Don’t worry we’re not here to sell you something but we want to guide you in looking for an income source that could work for you.

Millennials to Gen Z have been exposed to the hustle culture of today and it seems it’s the new norm for some to have a full-time job in the morning (at the same time trading stocks) or some work part-time in the evening. While others are doing online selling as a side hustle to earn extra.

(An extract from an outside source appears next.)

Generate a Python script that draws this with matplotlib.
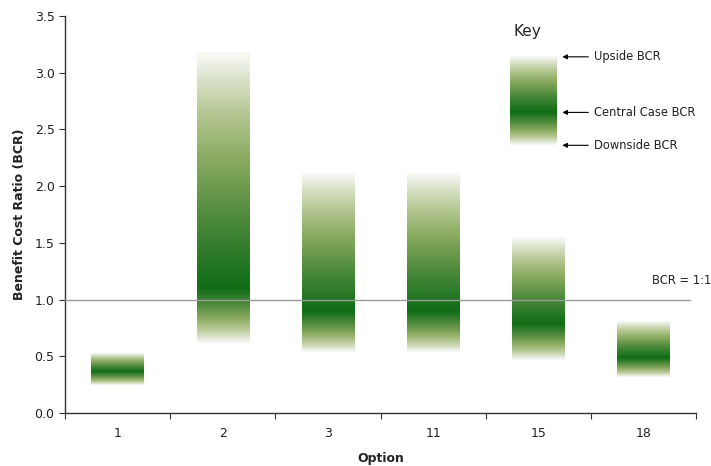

We now live in an age where one income cannot suffice our needs alone and if you have a family that relies on you for their survival more likely you need to have a higher income. We compiled 5 common income streams in the Philippines.

1. Earned Income

Usually the main source of income for most people in the country. This is what you earn from working a job whether it is a full-time or part-time job.

2. Profit Income

If you engage in buying and selling products you get what is called profit income. The best example of this is online selling on platforms like Facebook, Instagram, Shopee, and Lazada.

3. Interest Income

This income comes from lending out your money at interest. It could be placing your money in bonds for years or if you like to take risks and you have trusty friends you can lend your money to them at an interest rate.

4. Capital Gains Income

If you have bought land 5 years ago, chances are the land value has increased by now and it is what is called capital gains income. It could also be in stocks but it is more volatile depending on the turns of the market.

5. Dividend Income

In the stock market, if you have a stock of Company A, they give annual dividends to their shareholders but it will be based depending on the number of shares you own and this income is called dividend income.